Torrance chalked up a total of 44 title triumphs in the professional ranks, including 21 European Tour victories, but his best effort in a major was finishing fifth behind American Bill Rogers in the 1981 Open Championship at Royal St George’s.
“It hurts that I never gave them (the galleries) what they wanted from me, a major,” admitted the 66-year-old, who made a record 706 appearances on the European circuit after making his debut in the Spanish Open in 1972. “But it was great. I always had huge respect from the fans, not just in Scotland but all over the place. It was a love and it was lovely.”
While he wouldn’t mind turning back the clock and trying to take on the new wave of fit, strong and disciplined professionals, there is little Torrance would want to do differently. And no wonder when you consider we are talking about a Ryder Cup legend who also landed a title triumph on the hallowed ground of the Old Course at St Andrews with his son, Daniel, alongside him.
“In the end, all I have is memories and I have got some crackers that will never leave me, ever,” he said. “My overriding memory is being captain of the 2002 Ryder Cup team and also winning the team event in the Alfred Dunhill Links with Daniel in 2003 is also right up there.
“Would I like to come back now as a youngster? It’s difficult to assess. I can’t comprehend 180 yards with an 8-iron. That was a 4-iron with a boost. And when I look at the clubs, they are not stronger. It’s them (the players), they are stronger. The clubs are more finely-tuned and the sweet spots are bigger and it’s easier to hit out of the middle of the club.
“But the distances they hit the ball now is extraordinary. A 430-yard par-4 in my day was two woods. So I don’t know. I love my life so much now. I would love to do it again, but I wouldn’t like to replace what I did and where I was.

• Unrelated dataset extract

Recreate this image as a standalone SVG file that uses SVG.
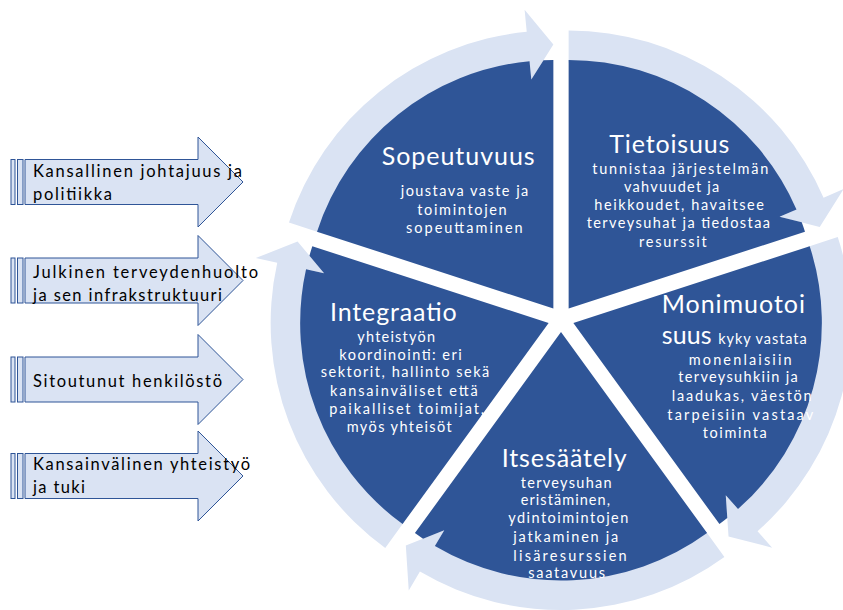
<svg xmlns="http://www.w3.org/2000/svg" width="843" height="610" viewBox="0 0 843 610">
<style>
.wedge{fill:#2F5597}
.ring{fill:#DAE3F3}
.barrow{fill:#DAE3F3;stroke:#2F5597;stroke-width:1}
.lt{font-family:Lato,"Liberation Sans",sans-serif;font-size:16.5px;fill:#000}
.tt{font-family:Lato,"Liberation Sans",sans-serif;font-size:25px;fill:#fff}
.st{font-family:Lato,"Liberation Sans",sans-serif;font-size:14.5px;fill:#fff}
</style>
<defs>
<path id="wedge" d="M0,0 L-146.07,-201.04 A248.5,248.5 0 0 1 126.11,-214.10 L116.73,-198.17 L137.96,-206.68 A248.5,248.5 0 0 1 146.07,-201.04 Z"/>
<path id="ring" d="M-163.41,-224.90 A278,278 0 0 1 141.09,-239.52 L152.25,-258.48 L155.18,-213.58 L116.73,-198.17 L124.85,-211.95 A246,246 0 0 0 -144.60,-199.01 Z"/>
</defs>
<rect width="843" height="610" fill="#fff"/>

<g id="connectors">
<use href="#ring" class="ring" transform="translate(553.36,308.48) rotate(-36)"/>
<use href="#ring" class="ring" transform="translate(568.64,308.48) rotate(36)"/>
<use href="#ring" class="ring" transform="translate(573.36,323.02) rotate(108)"/>
<use href="#ring" class="ring" transform="translate(561,332) rotate(180)"/>
<use href="#ring" class="ring" transform="translate(548.64,323.02) rotate(-108)"/>
</g>

<g id="sopeutuvuus">
<use href="#wedge" class="wedge" transform="translate(553.36,308.48) rotate(-36)"/>
<text class="tt" x="381.7" y="165" textLength="153">Sopeutuvuus</text>
<text class="st" x="400.7" y="196" textLength="127.6">joustava vaste ja</text>
<text class="st" x="417.3" y="215" textLength="89.4">toimintojen</text>
<text class="st" x="406" y="233.3" textLength="116.7">sopeuttaminen</text>
</g>

<g id="tietoisuus">
<use href="#wedge" class="wedge" transform="translate(568.64,308.48) rotate(36)"/>
<text class="tt" x="609.3" y="153.3" textLength="120">Tietoisuus</text>
<text class="st" x="592.3" y="174" textLength="176">tunnistaa järjestelmän</text>
<text class="st" x="624" y="191.7" textLength="95.3">vahvuudet ja</text>
<text class="st" x="594.3" y="210" textLength="169.7">heikkoudet, havaitsee</text>
<text class="st" x="586.7" y="228.3" textLength="183.3">terveysuhat ja tiedostaa</text>
<text class="st" x="639" y="246.7" textLength="67.7">resurssit</text>
</g>

<g id="monimuotoisuus">
<use href="#wedge" class="wedge" transform="translate(573.36,323.02) rotate(108)"/>
<text class="tt" x="661.7" y="313.3" textLength="143.3">Monimuotoi</text>
<text class="tt" x="661.7" y="344" textLength="50">suus</text>
<text class="st" x="718.3" y="344" textLength="88.4">kyky vastata</text>
<text class="st" x="688.7" y="365" textLength="103">monenlaisiin</text>
<text class="st" x="678.3" y="381.7" textLength="119.4">terveysuhkiin ja</text>
<text class="st" x="671.7" y="400.7" textLength="140">laadukas, väestön</text>
<text class="st" x="667.3" y="420" textLength="146">tarpeisiin vastaav</text>
<text class="st" x="702.7" y="438.3" textLength="64">toiminta</text>
</g>

<g id="itsesaately">
<use href="#wedge" class="wedge" transform="translate(561,332) rotate(180)"/>
<text class="tt" x="501.7" y="466.7" textLength="125">Itsesäätely</text>
<text class="st" x="520.7" y="488.3" textLength="91">terveysuhan</text>
<text class="st" x="520.7" y="505" textLength="89.3">eristäminen,</text>
<text class="st" x="508.3" y="523.3" textLength="120">ydintoimintojen</text>
<text class="st" x="513.3" y="541.7" textLength="105">jatkaminen ja</text>
<text class="st" x="513.3" y="560.7" textLength="113.4">lisäresurssien</text>
<text class="st" x="528.3" y="578.3" textLength="76.7">saatavuus</text>
</g>

<g id="integraatio">
<use href="#wedge" class="wedge" transform="translate(548.64,323.02) rotate(-108)"/>
<text class="tt" x="330" y="320.7" textLength="126.7">Integraatio</text>
<text class="st" x="357.3" y="341.7" textLength="77.7">yhteistyön</text>
<text class="st" x="339.3" y="360" textLength="122.4">koordinointi: eri</text>
<text class="st" x="320.7" y="377.3" textLength="168.6">sektorit, hallinto sekä</text>
<text class="st" x="330" y="396" textLength="147.7">kansainväliset että</text>
<text class="st" x="329.3" y="414" textLength="154.7">paikalliset toimijat,</text>
<text class="st" x="346.7" y="431.7" textLength="105">myös yhteisöt</text>
</g>

<g id="kansallinen">
<rect class="barrow" x="11" y="159.5" width="4" height="45"/>
<rect class="barrow" x="17.5" y="159.5" width="5.5" height="45"/>
<path class="barrow" d="M25,159.5 H198 V137 L243,182 L198,227 V204.5 H25 Z"/>
<text class="lt" x="33" y="176.7" textLength="209">Kansallinen johtajuus ja</text>
<text class="lt" x="33" y="200" textLength="79">politiikka</text>
</g>

<g id="julkinen">
<rect class="barrow" x="11" y="258" width="4" height="45"/>
<rect class="barrow" x="17.5" y="258" width="5.5" height="45"/>
<path class="barrow" d="M25,258 H198 V235.5 L243,280.5 L198,325.5 V303 H25 Z"/>
<text class="lt" x="33" y="277.5" textLength="225">Julkinen terveydenhuolto</text>
<text class="lt" x="33" y="300.5" textLength="189">ja sen infrakstruktuuri</text>
</g>

<g id="sitoutunut">
<rect class="barrow" x="11" y="357" width="4" height="45"/>
<rect class="barrow" x="17.5" y="357" width="5.5" height="45"/>
<path class="barrow" d="M25,357 H198 V334.5 L243,379.5 L198,424.5 V402 H25 Z"/>
<text class="lt" x="33" y="386.5" textLength="189">Sitoutunut henkilöstö</text>
</g>

<g id="kansainvalinen">
<rect class="barrow" x="11" y="453.5" width="4" height="45"/>
<rect class="barrow" x="17.5" y="453.5" width="5.5" height="45"/>
<path class="barrow" d="M25,453.5 H198 V431 L243,476 L198,521 V498.5 H25 Z"/>
<text class="lt" x="33" y="470" textLength="217">Kansainvälinen yhteistyö</text>
<text class="lt" x="33" y="493" textLength="52">ja tuki</text>
</g>
</svg>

“When I was young, I never thought about having any other career than that of a golf professional. I remember being at Rossendale (the Lancashire club where his dad and lifelong coach, Bob, was professional and head greenkeeper for a spell before returning to Largs) between the ages of five and nine and standing on the range with the club in the perfect position at the top and hitting the ball from there.
“I thought, ‘what’s the point of taking it there when you can put it there?’ That’s still as clear in my mind as night and day. Then when I really started at Largs age nine or ten, I played three rounds a day. It was all I wanted to do virtually from the moment I could breathe.”

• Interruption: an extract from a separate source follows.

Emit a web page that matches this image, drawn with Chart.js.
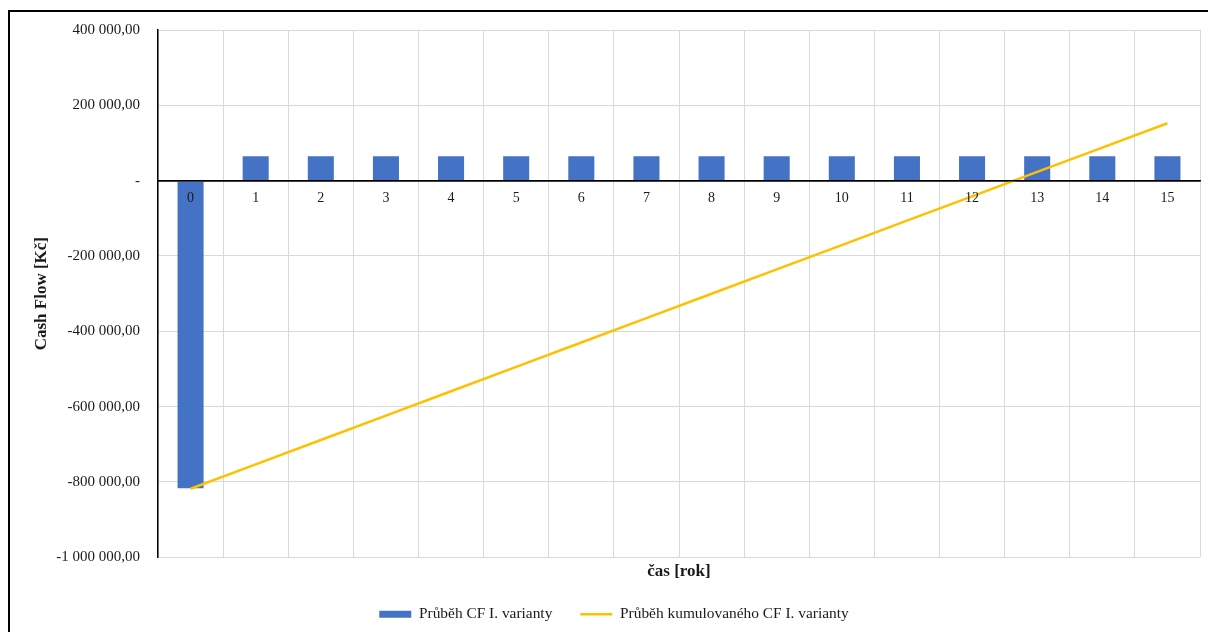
<!DOCTYPE html>
<html lang="cs">
<head>
<meta charset="utf-8">
<title>Cash Flow – I. varianta</title>
<script src="https://cdn.jsdelivr.net/npm/chart.js@4/dist/chart.umd.min.js"></script>
<style>
  html, body { margin: 0; padding: 0; background: #ffffff; }
  #wrap { position: relative; width: 1208px; height: 632px; }
  canvas { display: block; }
</style>
</head>
<body>
<div id="wrap"><canvas id="cf" width="1208" height="632"></canvas></div>
<script>
// Years of the project life
const years = ['0', '1', '2', '3', '4', '5', '6', '7', '8', '9', '10', '11', '12', '13', '14', '15'];

// Yearly cash flow [Kč]
const cashFlow = [-817000, 65000, 65000, 65000, 65000, 65000, 65000, 65000,
                  65000, 65000, 65000, 65000, 65000, 65000, 65000, 65000];

// Cumulated cash flow [Kč]
const cumulativeCF = [-818000, -753300, -688600, -623900, -559200, -494500, -429800, -365100,
                      -300400, -235700, -171000, -106300, -41600, 23100, 87800, 152500];

// Value axis ticks
const yTicks = [-1000000, -800000, -600000, -400000, -200000, 0, 200000, 400000];

const seriesNames = ['Průběh CF I. varianty', 'Průběh kumulovaného CF I. varianty'];
const axisTitles = { x: 'čas [rok]', y: 'Cash Flow [Kč]' };

const SERIF = '"Liberation Serif", "Times New Roman", serif';
const TEXT = '#1a1a1a';
const GRID = '#d9d9d9';

// Czech accounting style: "400 000,00", zero shown as "-"
function formatKc(v) {
  if (v === 0) return '-';
  const abs = Math.abs(v).toFixed(0).replace(/\B(?=(\d{3})+(?!\d))/g, ' ');
  return (v < 0 ? '-' : '') + abs + ',00';
}

// White background and the chart frame (left and top edges)
const framePlugin = {
  id: 'frame',
  beforeDraw(chart) {
    const ctx = chart.ctx;
    ctx.save();
    ctx.fillStyle = '#ffffff';
    ctx.fillRect(0, 0, chart.width, chart.height);
    ctx.fillStyle = '#000000';
    ctx.fillRect(8, 10, 2, chart.height - 10);
    ctx.fillRect(8, 10, chart.width - 8, 2);
    ctx.restore();
  }
};

// Move the legend row slightly to the right of the canvas centre
const legendShift = {
  id: 'legendShift',
  afterLayout(chart) {
    const lg = chart.legend;
    if (lg) { lg.left += 9; lg.right += 9; }
  }
};

const legendStyles = ['rect', 'line'];

new Chart(document.getElementById('cf'), {
  data: {
    labels: years,
    datasets: [
      {
        type: 'bar',
        label: seriesNames[0],
        data: cashFlow,
        backgroundColor: '#4472C4',
        borderWidth: 0,
        barPercentage: 0.4,
        categoryPercentage: 1.0,
        order: 2
      },
      {
        type: 'line',
        label: seriesNames[1],
        data: cumulativeCF,
        borderColor: '#FFC000',
        backgroundColor: '#FFC000',
        borderWidth: 2.5,
        pointRadius: 0,
        tension: 0,
        fill: false,
        order: 1
      }
    ]
  },
  options: {
    responsive: false,
    animation: false,
    devicePixelRatio: 1,
    layout: { padding: { left: 10, top: 30, right: 8, bottom: 0 } },
    plugins: {
      tooltip: { enabled: false },
      legend: {
        position: 'bottom',
        labels: {
          usePointStyle: true,
          pointStyleWidth: 32,
          boxHeight: 7,
          padding: 28,
          color: TEXT,
          font: { family: SERIF, size: 15.4 },
          sort: (a, b) => a.datasetIndex - b.datasetIndex,
          generateLabels(chart) {
            const items = Chart.defaults.plugins.legend.labels.generateLabels(chart);
            items.forEach(it => { it.pointStyle = legendStyles[it.datasetIndex]; });
            return items;
          }
        }
      }
    },
    scales: {
      x: {
        type: 'category',
        position: 'bottom',
        offset: true,
        grid: { display: true, offset: true, color: GRID, lineWidth: 1, drawTicks: false },
        border: { display: false },
        ticks: { display: false },
        title: {
          display: true,
          text: axisTitles.x,
          color: TEXT,
          font: { family: SERIF, size: 17, weight: 'bold', lineHeight: 0.86 },
          padding: { top: 6.7, bottom: 0 }
        }
      },
      xZero: {
        type: 'category',
        position: { y: 0 },
        offset: true,
        grid: { display: false, drawTicks: false },
        border: { display: true, color: '#000000', width: 1.5, z: 1 },
        ticks: {
          z: 1,
          autoSkip: false,
          maxRotation: 0,
          padding: 9,
          color: TEXT,
          font: { family: SERIF, size: 14 }
        }
      },
      y: {
        type: 'linear',
        position: 'left',
        min: -1000000,
        max: 400000,
        afterBuildTicks(scale) { scale.ticks = yTicks.map(v => ({ value: v })); },
        afterFit(scale) { scale.width = 148; },
        grid: {
          drawTicks: false,
          color: ctx => (ctx.tick && ctx.tick.value === 0 ? '#000000' : GRID),
          lineWidth: ctx => (ctx.tick && ctx.tick.value === 0 ? 1.5 : 1)
        },
        border: { display: true, color: '#000000', width: 1.5 },
        ticks: {
          padding: 18,
          color: TEXT,
          font: { family: SERIF, size: 15 },
          callback: v => formatKc(v)
        },
        title: {
          display: true,
          text: axisTitles.y,
          color: TEXT,
          font: { family: SERIF, size: 17, weight: 'bold', lineHeight: 1 },
          padding: { top: 23, bottom: 0 }
        }
      }
    }
  },
  plugins: [framePlugin, legendShift]
});
</script>
</body>
</html>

He is content now, though, to do some commentating as a member of the European Tour Productions team that deliver the World Feed around the globe. “Absolutely!” he declared in reply to being asked if that role is now his future in the game. “I won’t be doing anything else other than company days and stuff like that. I love commentating and if you had said to me 20 years ago I will go to the Open but not to golf, I would have said, ‘don’t be ridiculous. Why would I want to be going to the Open if I’m not playing?’
“I now love actually being there and how good they are now and seeing the differences in the competition now, and also being able to talk about it and give something back to the game. So, I really do enjoy the commentary work.”
Has that made his decision to retire easier? “No, and if anything it might have made it harder,” he confessed. “It definitely made it harder in the beginning, but then it’s not like that now as I have been commentating for a long time.
“The thing that does get me when I’m commentating – it is like it’s me hitting the bloody shot and the negativity sometimes comes into my commentating and I will make comments while I am on air like I am playing the shot. But then these kids now out on the tour, there is no nerves at all.”